Netflix Original “Passing” inspired by 1920s novel

Childhood friends reconnect in the 1920s and experience racial problems.

By Avery Robertson

It’s a Wednesday night. Sat down in my quiet room to watch a movie that many have never heard of, “Passing,” a Netflix original that is shown in black in white and based on the book “Passing” by Nella Larsen which was written in 1929. 

“Passing” is directed by Rebecca Hall and cast members include: Ruth Negga (Clare young black women), Tessa Thompson (Irene young mixed women), Andre Holland (Brian young black man), and Alexander Skarsgard (John young white man). The film introduces vulgar phrases, racial discrimination, and the act of passing as another race; all of which in the 1920’s happen to occur. 

Irene, a mother of 2 boys, wife, and volunteer runs into a childhood friend,“Clare” after being apart for 12 years. Irene is then invited to Clare’s hotel room and spends time talking about their families and what has changed in each other’s lives. Clare’s husband is then shown and mentions his hate for blacks and uses a racial slur. Irene has a feeling of distress and discomfort which causes her to leave the hotel and go to her home in Harlem. 
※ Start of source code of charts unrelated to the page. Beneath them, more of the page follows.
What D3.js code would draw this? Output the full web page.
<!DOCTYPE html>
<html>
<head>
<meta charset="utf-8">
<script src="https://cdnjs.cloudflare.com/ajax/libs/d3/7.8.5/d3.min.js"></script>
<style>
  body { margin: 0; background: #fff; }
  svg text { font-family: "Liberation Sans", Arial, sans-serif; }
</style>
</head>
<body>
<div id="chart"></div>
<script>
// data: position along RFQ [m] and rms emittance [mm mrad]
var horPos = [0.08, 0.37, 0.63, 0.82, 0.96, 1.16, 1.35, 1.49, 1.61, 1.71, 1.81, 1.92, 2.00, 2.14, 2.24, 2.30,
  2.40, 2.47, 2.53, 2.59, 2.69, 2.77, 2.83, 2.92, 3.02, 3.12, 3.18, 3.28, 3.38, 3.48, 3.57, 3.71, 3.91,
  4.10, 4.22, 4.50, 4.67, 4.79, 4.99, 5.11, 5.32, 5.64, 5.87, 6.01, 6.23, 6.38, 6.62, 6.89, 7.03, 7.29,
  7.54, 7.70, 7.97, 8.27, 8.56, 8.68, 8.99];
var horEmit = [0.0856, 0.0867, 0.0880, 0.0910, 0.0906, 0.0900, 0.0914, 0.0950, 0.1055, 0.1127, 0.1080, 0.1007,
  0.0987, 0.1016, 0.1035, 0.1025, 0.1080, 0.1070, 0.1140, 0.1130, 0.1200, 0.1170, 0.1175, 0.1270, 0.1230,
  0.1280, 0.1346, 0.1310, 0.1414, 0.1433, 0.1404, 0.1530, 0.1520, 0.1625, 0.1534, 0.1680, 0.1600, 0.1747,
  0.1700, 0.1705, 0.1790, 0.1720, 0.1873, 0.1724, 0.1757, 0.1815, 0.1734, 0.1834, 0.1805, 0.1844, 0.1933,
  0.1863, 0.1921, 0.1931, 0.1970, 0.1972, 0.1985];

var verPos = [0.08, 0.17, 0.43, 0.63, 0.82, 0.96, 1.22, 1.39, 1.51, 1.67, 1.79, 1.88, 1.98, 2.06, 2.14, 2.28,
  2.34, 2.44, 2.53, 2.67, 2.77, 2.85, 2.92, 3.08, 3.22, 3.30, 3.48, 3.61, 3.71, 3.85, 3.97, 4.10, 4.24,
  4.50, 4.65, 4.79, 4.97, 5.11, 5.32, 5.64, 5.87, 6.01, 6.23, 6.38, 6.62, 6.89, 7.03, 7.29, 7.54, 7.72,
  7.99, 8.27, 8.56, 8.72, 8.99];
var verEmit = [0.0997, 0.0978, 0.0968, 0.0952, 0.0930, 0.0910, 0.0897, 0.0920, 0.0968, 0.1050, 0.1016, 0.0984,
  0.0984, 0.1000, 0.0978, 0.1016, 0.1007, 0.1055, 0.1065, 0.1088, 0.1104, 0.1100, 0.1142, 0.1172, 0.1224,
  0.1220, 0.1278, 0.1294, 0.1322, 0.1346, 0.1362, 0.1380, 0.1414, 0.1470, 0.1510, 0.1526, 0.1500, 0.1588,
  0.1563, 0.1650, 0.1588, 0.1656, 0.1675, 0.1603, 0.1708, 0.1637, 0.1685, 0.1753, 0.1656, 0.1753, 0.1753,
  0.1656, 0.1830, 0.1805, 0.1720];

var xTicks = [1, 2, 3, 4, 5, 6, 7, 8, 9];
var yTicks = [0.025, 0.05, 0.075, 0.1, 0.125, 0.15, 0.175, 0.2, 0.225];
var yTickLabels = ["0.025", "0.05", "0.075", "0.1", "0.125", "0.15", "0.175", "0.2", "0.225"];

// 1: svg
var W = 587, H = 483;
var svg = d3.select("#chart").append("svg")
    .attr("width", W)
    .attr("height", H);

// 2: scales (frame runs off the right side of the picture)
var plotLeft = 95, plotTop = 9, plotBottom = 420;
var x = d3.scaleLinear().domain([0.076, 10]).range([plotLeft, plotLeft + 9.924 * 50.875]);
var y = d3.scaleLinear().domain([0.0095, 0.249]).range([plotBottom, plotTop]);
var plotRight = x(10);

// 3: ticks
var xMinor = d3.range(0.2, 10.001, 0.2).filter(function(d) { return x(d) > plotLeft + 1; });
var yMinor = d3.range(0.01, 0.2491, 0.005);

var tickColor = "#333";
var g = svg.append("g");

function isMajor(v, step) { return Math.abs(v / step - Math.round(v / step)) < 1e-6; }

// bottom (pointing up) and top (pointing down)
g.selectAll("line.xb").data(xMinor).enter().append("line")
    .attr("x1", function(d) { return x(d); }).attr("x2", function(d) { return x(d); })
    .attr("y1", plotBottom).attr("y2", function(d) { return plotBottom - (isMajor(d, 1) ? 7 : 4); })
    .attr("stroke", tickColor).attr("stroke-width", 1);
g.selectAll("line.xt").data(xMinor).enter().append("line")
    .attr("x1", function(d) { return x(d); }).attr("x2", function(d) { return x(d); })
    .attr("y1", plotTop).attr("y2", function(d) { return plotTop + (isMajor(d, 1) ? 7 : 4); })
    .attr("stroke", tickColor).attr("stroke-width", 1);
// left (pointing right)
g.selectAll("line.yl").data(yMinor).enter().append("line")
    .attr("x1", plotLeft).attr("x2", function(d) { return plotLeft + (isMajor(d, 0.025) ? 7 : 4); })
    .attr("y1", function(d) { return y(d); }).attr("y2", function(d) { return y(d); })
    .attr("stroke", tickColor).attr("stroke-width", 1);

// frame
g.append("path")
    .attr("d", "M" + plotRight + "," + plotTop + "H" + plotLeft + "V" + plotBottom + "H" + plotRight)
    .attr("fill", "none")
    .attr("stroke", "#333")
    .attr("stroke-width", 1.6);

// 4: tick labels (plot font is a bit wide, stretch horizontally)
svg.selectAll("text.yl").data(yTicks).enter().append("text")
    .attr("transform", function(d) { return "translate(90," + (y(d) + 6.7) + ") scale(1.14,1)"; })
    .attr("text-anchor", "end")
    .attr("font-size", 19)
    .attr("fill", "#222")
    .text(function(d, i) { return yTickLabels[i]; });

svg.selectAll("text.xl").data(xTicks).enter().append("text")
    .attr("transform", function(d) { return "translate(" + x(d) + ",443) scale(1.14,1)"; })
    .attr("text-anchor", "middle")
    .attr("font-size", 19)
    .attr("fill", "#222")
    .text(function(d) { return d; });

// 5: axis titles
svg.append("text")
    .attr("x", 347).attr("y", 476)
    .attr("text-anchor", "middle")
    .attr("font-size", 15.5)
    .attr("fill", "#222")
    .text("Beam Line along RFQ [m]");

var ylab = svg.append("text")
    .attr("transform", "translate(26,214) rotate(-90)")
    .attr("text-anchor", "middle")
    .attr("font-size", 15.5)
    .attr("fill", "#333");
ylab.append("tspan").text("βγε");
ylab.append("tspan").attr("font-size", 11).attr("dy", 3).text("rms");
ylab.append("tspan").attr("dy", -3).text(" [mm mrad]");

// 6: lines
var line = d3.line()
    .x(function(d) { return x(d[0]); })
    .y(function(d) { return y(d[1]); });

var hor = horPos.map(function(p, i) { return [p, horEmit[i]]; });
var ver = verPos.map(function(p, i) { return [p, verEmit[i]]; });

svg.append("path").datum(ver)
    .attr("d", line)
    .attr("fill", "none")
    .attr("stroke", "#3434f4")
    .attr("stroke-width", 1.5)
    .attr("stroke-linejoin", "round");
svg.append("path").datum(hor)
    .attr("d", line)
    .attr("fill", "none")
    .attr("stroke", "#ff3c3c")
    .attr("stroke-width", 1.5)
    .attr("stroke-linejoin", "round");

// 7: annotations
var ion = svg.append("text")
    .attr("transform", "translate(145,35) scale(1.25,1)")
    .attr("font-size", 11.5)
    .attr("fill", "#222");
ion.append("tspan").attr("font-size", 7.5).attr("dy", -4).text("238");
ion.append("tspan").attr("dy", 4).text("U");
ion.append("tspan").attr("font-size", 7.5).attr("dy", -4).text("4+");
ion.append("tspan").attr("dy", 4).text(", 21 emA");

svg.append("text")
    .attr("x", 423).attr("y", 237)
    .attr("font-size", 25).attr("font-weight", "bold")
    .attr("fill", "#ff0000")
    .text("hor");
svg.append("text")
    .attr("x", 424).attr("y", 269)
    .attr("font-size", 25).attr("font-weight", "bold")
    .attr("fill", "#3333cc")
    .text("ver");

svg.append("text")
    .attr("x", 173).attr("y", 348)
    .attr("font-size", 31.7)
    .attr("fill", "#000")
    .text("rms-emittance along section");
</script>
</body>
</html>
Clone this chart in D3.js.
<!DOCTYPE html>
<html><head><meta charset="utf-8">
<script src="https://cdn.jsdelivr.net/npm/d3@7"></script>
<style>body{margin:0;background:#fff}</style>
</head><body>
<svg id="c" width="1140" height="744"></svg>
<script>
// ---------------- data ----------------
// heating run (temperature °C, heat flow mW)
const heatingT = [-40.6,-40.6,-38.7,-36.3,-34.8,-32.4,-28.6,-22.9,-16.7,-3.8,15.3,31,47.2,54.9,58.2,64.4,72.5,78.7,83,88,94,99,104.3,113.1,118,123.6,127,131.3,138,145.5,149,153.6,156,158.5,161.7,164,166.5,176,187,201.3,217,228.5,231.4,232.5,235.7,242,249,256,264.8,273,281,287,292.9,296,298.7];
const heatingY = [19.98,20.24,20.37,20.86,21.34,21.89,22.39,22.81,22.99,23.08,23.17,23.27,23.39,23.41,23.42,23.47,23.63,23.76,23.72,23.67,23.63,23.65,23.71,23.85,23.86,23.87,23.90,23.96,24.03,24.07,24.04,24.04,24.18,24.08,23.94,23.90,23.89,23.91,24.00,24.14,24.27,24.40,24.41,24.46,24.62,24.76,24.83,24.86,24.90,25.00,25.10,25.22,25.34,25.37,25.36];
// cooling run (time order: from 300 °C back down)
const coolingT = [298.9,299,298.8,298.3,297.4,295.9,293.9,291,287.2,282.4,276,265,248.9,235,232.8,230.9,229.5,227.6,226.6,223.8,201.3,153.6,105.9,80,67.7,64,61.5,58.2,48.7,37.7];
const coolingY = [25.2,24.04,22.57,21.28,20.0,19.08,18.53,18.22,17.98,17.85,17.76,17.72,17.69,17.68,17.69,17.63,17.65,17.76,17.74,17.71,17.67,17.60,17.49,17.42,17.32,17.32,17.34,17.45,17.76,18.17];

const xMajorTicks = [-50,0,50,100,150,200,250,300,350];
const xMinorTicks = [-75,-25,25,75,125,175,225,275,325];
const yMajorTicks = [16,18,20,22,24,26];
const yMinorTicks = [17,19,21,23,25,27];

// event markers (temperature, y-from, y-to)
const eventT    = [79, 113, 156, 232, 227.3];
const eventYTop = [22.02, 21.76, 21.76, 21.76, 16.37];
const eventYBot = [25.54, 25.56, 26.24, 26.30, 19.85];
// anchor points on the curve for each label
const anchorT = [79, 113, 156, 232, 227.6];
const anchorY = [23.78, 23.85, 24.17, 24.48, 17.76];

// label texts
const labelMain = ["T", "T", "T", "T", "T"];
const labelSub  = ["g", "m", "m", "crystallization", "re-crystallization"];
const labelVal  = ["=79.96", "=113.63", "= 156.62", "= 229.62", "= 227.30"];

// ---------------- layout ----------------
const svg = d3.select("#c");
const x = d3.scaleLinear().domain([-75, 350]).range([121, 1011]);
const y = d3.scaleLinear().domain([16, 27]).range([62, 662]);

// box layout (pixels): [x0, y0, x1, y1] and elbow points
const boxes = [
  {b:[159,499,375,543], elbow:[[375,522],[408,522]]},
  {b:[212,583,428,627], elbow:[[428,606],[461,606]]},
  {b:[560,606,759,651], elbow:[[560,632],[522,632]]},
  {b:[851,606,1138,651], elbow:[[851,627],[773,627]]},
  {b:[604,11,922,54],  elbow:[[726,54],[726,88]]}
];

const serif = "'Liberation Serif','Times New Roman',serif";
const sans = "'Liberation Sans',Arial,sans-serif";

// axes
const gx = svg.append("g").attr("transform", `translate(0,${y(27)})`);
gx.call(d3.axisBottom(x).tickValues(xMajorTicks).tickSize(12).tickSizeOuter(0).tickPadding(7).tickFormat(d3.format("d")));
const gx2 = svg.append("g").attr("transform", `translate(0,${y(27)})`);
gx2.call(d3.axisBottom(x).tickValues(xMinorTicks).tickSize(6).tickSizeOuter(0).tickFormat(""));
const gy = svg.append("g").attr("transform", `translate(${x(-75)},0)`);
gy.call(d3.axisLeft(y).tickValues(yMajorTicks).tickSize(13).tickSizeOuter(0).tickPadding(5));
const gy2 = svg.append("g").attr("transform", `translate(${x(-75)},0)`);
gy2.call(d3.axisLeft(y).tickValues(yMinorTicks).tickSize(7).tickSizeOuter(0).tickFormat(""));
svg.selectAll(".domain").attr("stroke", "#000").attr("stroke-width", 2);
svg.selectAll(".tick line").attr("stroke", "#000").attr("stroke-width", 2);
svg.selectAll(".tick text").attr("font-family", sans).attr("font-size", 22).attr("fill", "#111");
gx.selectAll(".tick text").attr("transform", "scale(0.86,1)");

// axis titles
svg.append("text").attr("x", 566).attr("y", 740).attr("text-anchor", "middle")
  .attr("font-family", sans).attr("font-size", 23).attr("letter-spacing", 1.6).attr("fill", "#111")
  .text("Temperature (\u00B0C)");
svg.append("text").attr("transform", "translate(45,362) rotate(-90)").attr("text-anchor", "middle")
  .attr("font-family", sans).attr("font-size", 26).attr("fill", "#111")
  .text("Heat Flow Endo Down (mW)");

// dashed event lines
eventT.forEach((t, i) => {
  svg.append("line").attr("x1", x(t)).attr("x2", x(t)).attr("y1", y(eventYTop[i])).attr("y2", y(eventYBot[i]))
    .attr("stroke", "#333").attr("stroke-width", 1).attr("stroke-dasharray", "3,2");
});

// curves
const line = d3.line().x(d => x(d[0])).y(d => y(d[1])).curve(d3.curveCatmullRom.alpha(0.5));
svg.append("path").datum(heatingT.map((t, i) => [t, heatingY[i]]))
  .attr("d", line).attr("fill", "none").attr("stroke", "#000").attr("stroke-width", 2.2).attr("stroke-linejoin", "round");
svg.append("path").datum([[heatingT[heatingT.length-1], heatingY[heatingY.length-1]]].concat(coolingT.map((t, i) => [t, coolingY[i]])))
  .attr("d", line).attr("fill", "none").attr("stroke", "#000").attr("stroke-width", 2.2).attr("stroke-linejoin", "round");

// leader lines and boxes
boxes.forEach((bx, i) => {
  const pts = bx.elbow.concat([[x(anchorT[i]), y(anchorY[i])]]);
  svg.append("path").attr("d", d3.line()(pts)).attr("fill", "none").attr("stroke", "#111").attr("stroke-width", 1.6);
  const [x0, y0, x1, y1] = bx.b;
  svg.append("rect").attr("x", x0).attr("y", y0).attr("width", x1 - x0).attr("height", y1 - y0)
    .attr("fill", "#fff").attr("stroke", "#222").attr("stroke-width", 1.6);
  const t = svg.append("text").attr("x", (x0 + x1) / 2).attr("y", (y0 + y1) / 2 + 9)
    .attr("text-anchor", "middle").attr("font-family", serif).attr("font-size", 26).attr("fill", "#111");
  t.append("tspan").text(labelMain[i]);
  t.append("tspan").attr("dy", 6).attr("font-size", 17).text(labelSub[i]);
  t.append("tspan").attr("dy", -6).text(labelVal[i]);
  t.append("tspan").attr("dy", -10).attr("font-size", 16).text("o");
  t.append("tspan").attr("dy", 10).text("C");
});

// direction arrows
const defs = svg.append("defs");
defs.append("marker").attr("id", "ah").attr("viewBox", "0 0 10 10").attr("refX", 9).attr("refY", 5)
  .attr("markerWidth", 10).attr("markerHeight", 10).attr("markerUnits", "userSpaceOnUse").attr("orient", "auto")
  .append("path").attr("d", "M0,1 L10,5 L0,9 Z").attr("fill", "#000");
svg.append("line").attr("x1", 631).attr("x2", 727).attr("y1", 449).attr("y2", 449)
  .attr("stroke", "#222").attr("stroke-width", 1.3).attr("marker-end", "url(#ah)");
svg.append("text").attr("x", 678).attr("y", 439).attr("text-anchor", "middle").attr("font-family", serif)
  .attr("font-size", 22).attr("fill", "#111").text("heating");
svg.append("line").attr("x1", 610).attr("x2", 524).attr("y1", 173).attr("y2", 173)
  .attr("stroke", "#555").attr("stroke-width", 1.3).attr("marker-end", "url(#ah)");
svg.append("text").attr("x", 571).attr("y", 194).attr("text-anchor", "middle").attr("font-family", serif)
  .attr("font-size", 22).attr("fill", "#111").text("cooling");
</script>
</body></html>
Clare is the character in the film who is passing as a white woman. Her husband [John] has no clue that she is not 100% white until the end of the film. Clare creates tension and mind boggling lies to help convince everyone who sees her that she is white. 

Irene suffers throughout the film with constant concerns of an affair between her husband Brian and Clare, her children having a happy childhood, and blending into the rest of society.  

This film is in the perspective of Irene and her day to day life. You see all the challenges and responsibility she takes on as a mother, wife, and friend. You also notice how Irene thinks and understands specific situations which leads to an unknown outcome. 

In this film you notice how people acted in the ’20s toward specific races, pick up on how certain phrases might affect others, and finally how people might change themselves to help fit into someone else’s life.